* [Aim of the task]:
A single run of lines is to be printed exactly: starting at the line with "Give me the matplotlib source for this chart." and ending at the line with "2, 3, 4, 5, 2]", both included. Leave the pictures out.

* [Supplied material]:
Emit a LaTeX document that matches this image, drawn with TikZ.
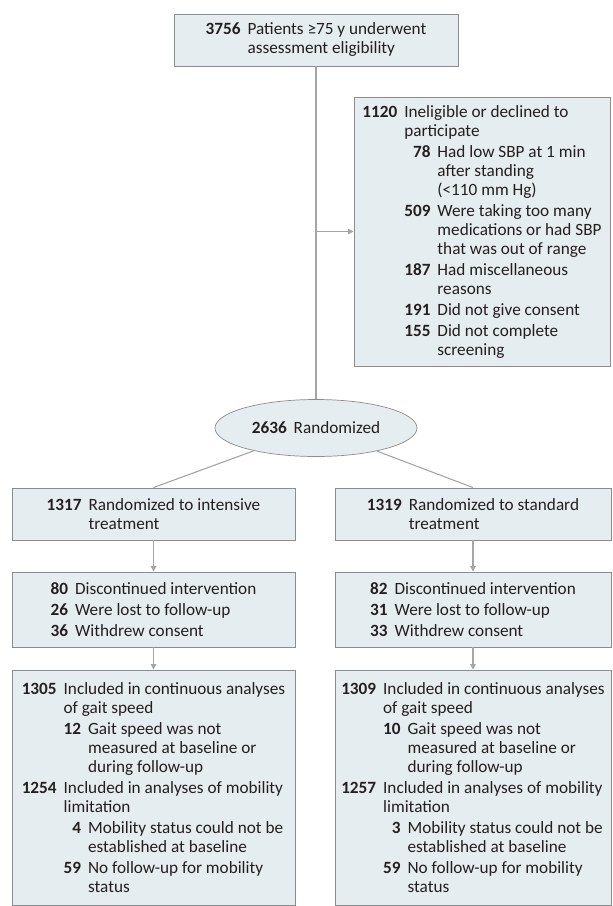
\documentclass[tikz,border=0pt]{standalone}
\usepackage{fontspec}
\setmainfont{Carlito}
\usetikzlibrary{shapes.geometric,arrows.meta}
\definecolor{boxfill}{RGB}{230,237,241}
\definecolor{boxline}{RGB}{140,140,140}
\definecolor{conline}{RGB}{165,165,165}
\definecolor{txt}{RGB}{35,31,32}
\newcommand\bodyfont{\fontsize{17.2}{19}\selectfont}
\newcommand\nr[3]{\hphantom{\textbf{#1}}\llap{\textbf{#2}}\hspace{7pt}#3}
\tikzset{
  box/.style={draw=boxline, fill=boxfill, line width=0.9pt, rectangle, inner sep=0pt,
              align=left, font=\bodyfont, text=txt},
  conn/.style={draw=conline, line width=1.1pt},
  arr/.style={conn, -{Triangle[width=5.5pt,length=5.5pt]}},
}
\begin{document}
\begin{tikzpicture}[x=1pt,y=-1pt]
\useasboundingbox (0,0) rectangle (613,906);

\node[box, minimum width=284pt, minimum height=52pt] (top) at (316,40)
  {\nr{3756}{3756}{Patients ≥75 y underwent}\\
   \nr{3756}{}{assessment eligibility}};

\node[box, minimum width=256pt, minimum height=269pt] (excl) at (482,231.5)
  {\nr{1120}{1120}{Ineligible or declined to}\\
   \nr{1120}{}{participate}\\[2pt]
   \nr{1120}{}{\nr{000}{78}{Had low SBP at 1 min}}\\
   \nr{1120}{}{\nr{000}{}{after standing}}\\
   \nr{1120}{}{\nr{000}{}{(<110 mm Hg)}}\\[2pt]
   \nr{1120}{}{\nr{000}{509}{Were taking too many}}\\
   \nr{1120}{}{\nr{000}{}{medications or had SBP}}\\
   \nr{1120}{}{\nr{000}{}{that was out of range}}\\[2pt]
   \nr{1120}{}{\nr{000}{187}{Had miscellaneous}}\\
   \nr{1120}{}{\nr{000}{}{reasons}}\\[2pt]
   \nr{1120}{}{\nr{000}{191}{Did not give consent}}\\[2pt]
   \nr{1120}{}{\nr{000}{155}{Did not complete}}\\
   \nr{1120}{}{\nr{000}{}{screening}}};

\node[draw=boxline, fill=boxfill, line width=0.7pt, ellipse, inner sep=0pt,
      minimum width=202pt, minimum height=57pt, font=\bodyfont, text=txt] (rand) at (316,428)
  {\textbf{2636}\hspace{7pt}Randomized};

\node[box, minimum width=283pt, minimum height=52pt] (l1) at (153.5,514)
  {\nr{1317}{1317}{Randomized to intensive}\\
   \nr{1317}{}{treatment}};
\node[box, minimum width=276pt, minimum height=52pt] (r1) at (473,514)
  {\nr{1319}{1319}{Randomized to standard}\\
   \nr{1319}{}{treatment}};

\node[box, minimum width=283pt, minimum height=75pt] (l2) at (153.5,609.5)
  {\nr{00}{80}{Discontinued intervention}\\[2pt]
   \nr{00}{26}{Were lost to follow-up}\\[2pt]
   \nr{00}{36}{Withdrew consent}};
\node[box, minimum width=276pt, minimum height=75pt] (r2) at (473,609.5)
  {\nr{00}{82}{Discontinued intervention}\\[2pt]
   \nr{00}{31}{Were lost to follow-up}\\[2pt]
   \nr{00}{33}{Withdrew consent}};

\node[box, minimum width=283pt, minimum height=235pt] (l3) at (153.5,787.5)
  {\nr{1305}{1305}{Included in continuous analyses}\\
   \nr{1305}{}{of gait speed}\\[2pt]
   \nr{1305}{}{\nr{00}{12}{Gait speed was not}}\\
   \nr{1305}{}{\nr{00}{}{measured at baseline or}}\\
   \nr{1305}{}{\nr{00}{}{during follow-up}}\\[2pt]
   \nr{1305}{1254}{Included in analyses of mobility}\\
   \nr{1305}{}{limitation}\\[2pt]
   \nr{1305}{}{\nr{00}{4}{Mobility status could not be}}\\
   \nr{1305}{}{\nr{00}{}{established at baseline}}\\[2pt]
   \nr{1305}{}{\nr{00}{59}{No follow-up for mobility}}\\
   \nr{1305}{}{\nr{00}{}{status}}};
\node[box, minimum width=276pt, minimum height=235pt] (r3) at (473,787.5)
  {\nr{1309}{1309}{Included in continuous analyses}\\
   \nr{1309}{}{of gait speed}\\[2pt]
   \nr{1309}{}{\nr{00}{10}{Gait speed was not}}\\
   \nr{1309}{}{\nr{00}{}{measured at baseline or}}\\
   \nr{1309}{}{\nr{00}{}{during follow-up}}\\[2pt]
   \nr{1309}{1257}{Included in analyses of mobility}\\
   \nr{1309}{}{limitation}\\[2pt]
   \nr{1309}{}{\nr{00}{3}{Mobility status could not be}}\\
   \nr{1309}{}{\nr{00}{}{established at baseline}}\\[2pt]
   \nr{1309}{}{\nr{00}{59}{No follow-up for mobility}}\\
   \nr{1309}{}{\nr{00}{}{status}}};

\coordinate (tap) at (top.south |- excl.west);
\draw[conn] (top.south) -- (rand.north);
\draw[arr] (tap) -- (excl.west);
\draw[conn] (rand) -- (l1.north);
\draw[conn] (rand) -- (r1.north);
\draw[arr] (l1.south) -- (l2.north);
\draw[arr] (r1.south) -- (r2.north);
\draw[arr] (l2.south) -- (l3.north);
\draw[arr] (r2.south) -- (r3.north);
\end{tikzpicture}
\end{document}
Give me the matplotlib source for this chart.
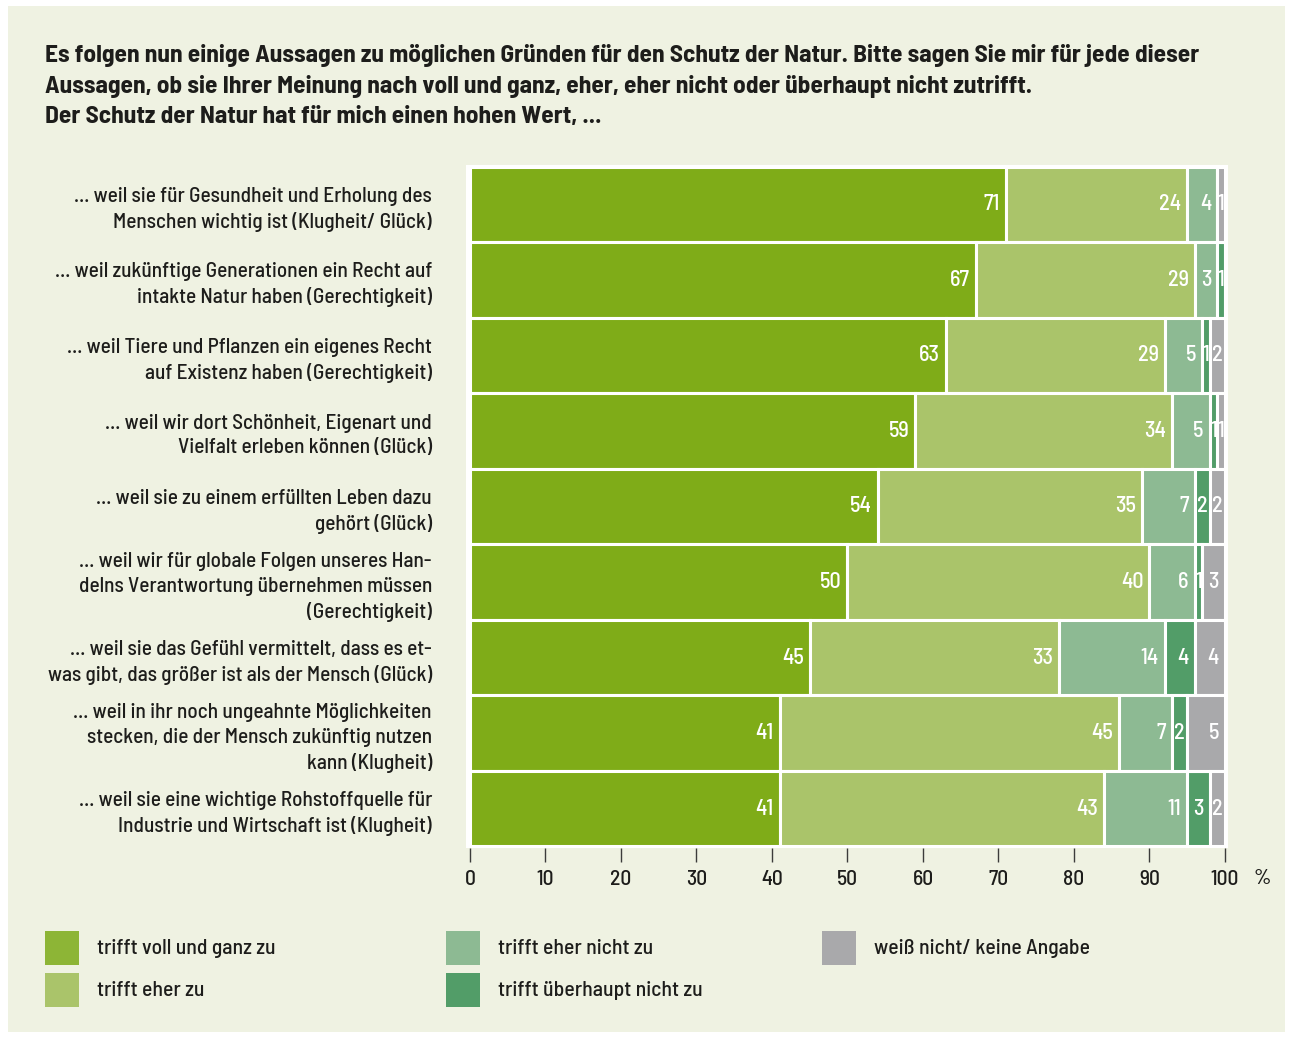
import matplotlib
matplotlib.use("Agg")
import matplotlib.pyplot as plt
from matplotlib.patches import Rectangle
import numpy as np

plt.rcParams['font.family'] = ['Barlow Semi Condensed', 'Roboto Condensed', 'Archivo Narrow', 'DejaVu Sans']
plt.rcParams['font.weight'] = 500

# ---- Daten ----
aussagen = [
    "... weil sie für Gesundheit und Erholung des\nMenschen wichtig ist (Klugheit/ Glück)",
    "... weil zukünftige Generationen ein Recht auf\nintakte Natur haben (Gerechtigkeit)",
    "... weil Tiere und Pflanzen ein eigenes Recht\nauf Existenz haben (Gerechtigkeit)",
    "... weil wir dort Schönheit, Eigenart und\nVielfalt erleben können (Glück)",
    "... weil sie zu einem erfüllten Leben dazu\ngehört (Glück)",
    "... weil wir für globale Folgen unseres Han-\ndelns Verantwortung übernehmen müssen\n(Gerechtigkeit)",
    "... weil sie das Gefühl vermittelt, dass es et-\nwas gibt, das größer ist als der Mensch (Glück)",
    "... weil in ihr noch ungeahnte Möglichkeiten\nstecken, die der Mensch zukünftig nutzen\nkann (Klugheit)",
    "... weil sie eine wichtige Rohstoffquelle für\nIndustrie und Wirtschaft ist (Klugheit)",
]

voll_und_ganz = [71, 67, 63, 59, 54, 50, 45, 41, 41]
eher_zu       = [24, 29, 29, 34, 35, 40, 33, 45, 43]
eher_nicht    = [4, 3, 5, 5, 7, 6, 14, 7, 11]
ueberhaupt    = [0, 1, 1, 1, 2, 1, 4, 2, 3]
weiss_nicht   = [1, 0, 2, 1, 2, 3, 4, 5, 2]

kategorien = ["trifft voll und ganz zu", "trifft eher zu", "trifft eher nicht zu",
              "trifft überhaupt nicht zu", "weiß nicht/ keine Angabe"]
farben = ["#7fac18", "#aac46a", "#8dba93", "#529d68", "#a9a9ab"]
legende_farben = ["#8db536", "#aac46a", "#8dba93", "#529d68", "#a9a9ab"]

titel = ("Es folgen nun einige Aussagen zu möglichen Gründen für den Schutz der Natur. Bitte sagen Sie mir für jede dieser\n"
         "Aussagen, ob sie Ihrer Meinung nach voll und ganz, eher, eher nicht oder überhaupt nicht zutrifft.\n"
         "Der Schutz der Natur hat für mich einen hohen Wert, ...")

BG = "#eff2e2"
TXT = "#1d1d1b"
W, H = 1293, 1038

fig = plt.figure(figsize=(W / 100, H / 100), dpi=100)
fig.patch.set_facecolor("white")
fig.add_artist(Rectangle((8 / W, 1 - 1032 / H), (1285 - 8) / W, (1032 - 6) / H,
                         transform=fig.transFigure, facecolor=BG, edgecolor="none", zorder=-10))

fig.text(45 / W, 1 - 44 / H, titel, ha="left", va="top", fontsize=18.3, fontweight="bold",
         color=TXT, linespacing=1.45)

# Achse: 0 % bei x=470 px, 100 % bei x=1225 px
px = 755 / 100
ax_l, ax_r = 466, 1228
ax_t, ax_b = 165, 848
ax = fig.add_axes([ax_l / W, 1 - ax_b / H, (ax_r - ax_l) / W, (ax_b - ax_t) / H])
ax.set_facecolor("white")
ax.set_xlim(-(470 - ax_l) / px, 100 + (ax_r - 1225) / px)
ax.set_ylim(8.52, -0.52)

serien = [voll_und_ganz, eher_zu, eher_nicht, ueberhaupt, weiss_nicht]
y = np.arange(len(aussagen))
links = np.zeros(len(aussagen))
for werte, farbe in zip(serien, farben):
    werte = np.array(werte, dtype=float)
    ax.barh(y, werte, left=links, height=1.0, color=farbe, edgecolor="white", linewidth=2.2)
    for yi, l, v in zip(y, links, werte):
        if v <= 0:
            continue
        if v <= 3:
            ax.text(l + v / 2, yi, f"{int(v)}", ha="center", va="center", color="white", fontsize=16)
        else:
            ax.text(l + v - 0.8, yi, f"{int(v)}", ha="right", va="center", color="white", fontsize=16)
    links += werte

for s in ax.spines.values():
    s.set_visible(False)
ax.set_xticks(range(0, 101, 10))
ax.tick_params(axis="x", length=10, width=1, color="#3c3c3b", labelsize=15.5,
               labelcolor=TXT, pad=6)
ax.set_yticks(y)
ax.set_yticklabels(aussagen, fontsize=15.3, color=TXT, linespacing=1.36)
ax.tick_params(axis="y", length=0, pad=24.5)
fig.text(1262 / W, 1 - 878 / H, "%", ha="center", va="center", fontsize=15.5, color=TXT)

# Legende
spalten_x = [45, 446, 822]
zeilen_y = [931, 973]
pos = [(0, 0), (0, 1), (1, 0), (1, 1), (2, 0)]
for (c, r), name, farbe in zip(pos, kategorien, legende_farben):
    x0, y0 = spalten_x[c], zeilen_y[r]
    fig.add_artist(Rectangle((x0 / W, 1 - (y0 + 34) / H), 34 / W, 34 / H,
                             transform=fig.transFigure, facecolor=farbe, edgecolor="none"))
    fig.text((x0 + 52) / W, 1 - (y0 + 18) / H, name, ha="left", va="center",
             fontsize=15.6, color=TXT)

fig.savefig("out.png", dpi=100, facecolor=fig.get_facecolor())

* [Task answer]:
Give me the matplotlib source for this chart.
import matplotlib
matplotlib.use("Agg")
import matplotlib.pyplot as plt
from matplotlib.patches import Rectangle
import numpy as np

plt.rcParams['font.family'] = ['Barlow Semi Condensed', 'Roboto Condensed', 'Archivo Narrow', 'DejaVu Sans']
plt.rcParams['font.weight'] = 500

# ---- Daten ----
aussagen = [
    "... weil sie für Gesundheit und Erholung des\nMenschen wichtig ist (Klugheit/ Glück)",
    "... weil zukünftige Generationen ein Recht auf\nintakte Natur haben (Gerechtigkeit)",
    "... weil Tiere und Pflanzen ein eigenes Recht\nauf Existenz haben (Gerechtigkeit)",
    "... weil wir dort Schönheit, Eigenart und\nVielfalt erleben können (Glück)",
    "... weil sie zu einem erfüllten Leben dazu\ngehört (Glück)",
    "... weil wir für globale Folgen unseres Han-\ndelns Verantwortung übernehmen müssen\n(Gerechtigkeit)",
    "... weil sie das Gefühl vermittelt, dass es et-\nwas gibt, das größer ist als der Mensch (Glück)",
    "... weil in ihr noch ungeahnte Möglichkeiten\nstecken, die der Mensch zukünftig nutzen\nkann (Klugheit)",
    "... weil sie eine wichtige Rohstoffquelle für\nIndustrie und Wirtschaft ist (Klugheit)",
]

voll_und_ganz = [71, 67, 63, 59, 54, 50, 45, 41, 41]
eher_zu       = [24, 29, 29, 34, 35, 40, 33, 45, 43]
eher_nicht    = [4, 3, 5, 5, 7, 6, 14, 7, 11]
ueberhaupt    = [0, 1, 1, 1, 2, 1, 4, 2, 3]
weiss_nicht   = [1, 0, 2, 1, 2, 3, 4, 5, 2]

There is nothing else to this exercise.